Now that I have your attention…

Not that Elvis though. The other Elvis, the one who used to come to the allotment but who hasn’t been for quite some time now, having had to choose between us and a German conversation group and inexplicably opting for the latter. Nevertheless, it was good to see him, and he added a little bit of intrigue to proceedings when, upon being asked how the German was going, he replied that he hadn’t really been doing that for a bit but had been busy with other ‘stuff’, about which he then failed to elaborate. Top secret, or just lying on the sofa eating cake? Who knows?
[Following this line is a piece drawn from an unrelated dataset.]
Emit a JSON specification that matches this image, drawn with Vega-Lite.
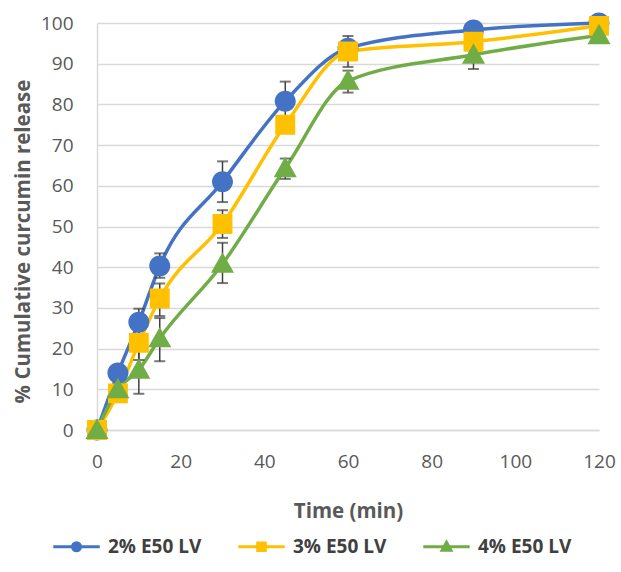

Matt and Jo also came along and brought a vegan lemon cake. Not, it transpired, because they were vegans, but because they hadn’t had any eggs in the fridge. Necessity etc, and it turned out pretty well. More shocking to Matt than cake without eggs, however, was the concept of Eccles cakes and potted Stilton, as proffered by Andrew and Kirsty. Further quizzing revealed that the whole idea of cheese and fruit cake/mince pies etc struck him as deeply bizarre. Coming from Yorkshire the idea of Christmas cake or mince pies and Wensleydale seems quite normal to me, but a later conversation indicated that Yorkshire was also alien to Matt, which might explain things. Although I only partially overheard, and may have slightly misconstrued, the gist of it was something along the lines of’.’..Ilkley? Where’s that….Yorkshire? Where’s Yorkshire?’ I’m sure he must be fitting in very well in Lancashire.
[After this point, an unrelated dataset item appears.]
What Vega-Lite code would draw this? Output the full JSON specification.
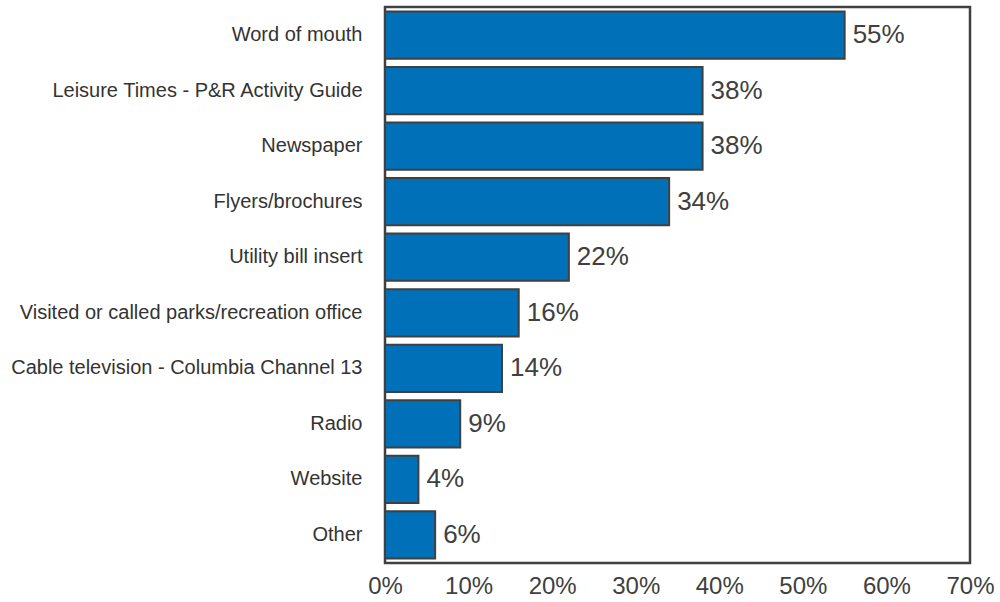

There was an extensive array of bakery goods provided by the various participants. In addition to the vegan lemon cake and Eccles cakes there was a Cassatta (sp?) cake from Linda, a Ginger cake from Sam, home made bread from Bernie and ginger and chocolate biscuits provided by Jo and Linda respectively. Kirsty also brought some cucumber sandwiches (white bread, slightly rolled, crusts cut off, natch).
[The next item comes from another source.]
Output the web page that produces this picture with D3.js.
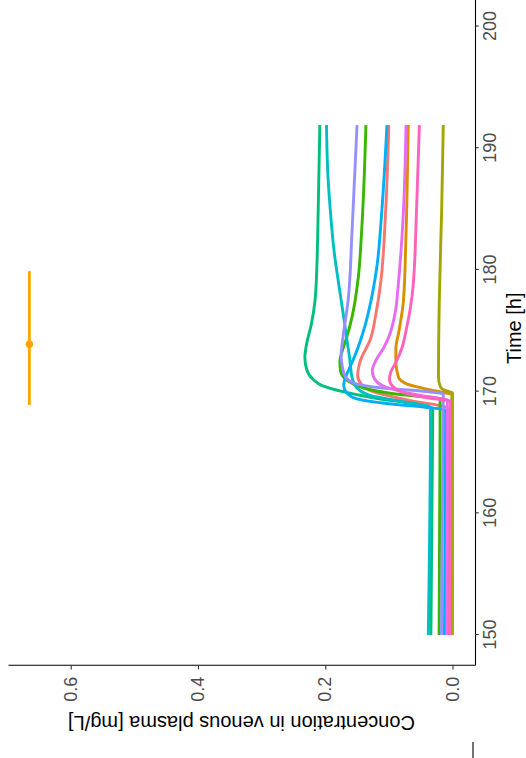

Toward the end of proceedings the conversation turned to elbows. This shift was brought on by consideration of future activities and the possibility, in particular, of a trip to Bernie’s dad”s farm for a bit of archery courtesy of the outdoor activity centre there. This possibility stimulated memories of a previous visit and the question of which of the female members of the party had achieved the biggest, purplest bruise on their arm on that occasion. Hence to elbows, and the observation that men’s and women’s are different shapes. A certain amount of empirical study then seemed to confirm this but it was only on returning home and conducting further research that the full facts were revealed. Turns out it’s something called the carrying angle and is a product of the fact that, on average, women have narrower shoulders and wider hips than men. Thus, in order to stop their hands hitting their sides whenever they walk their arms, when held by their sides, bend away from the body at the elbow more than mens’ do. Good for walking, problematic for archery. Who knew?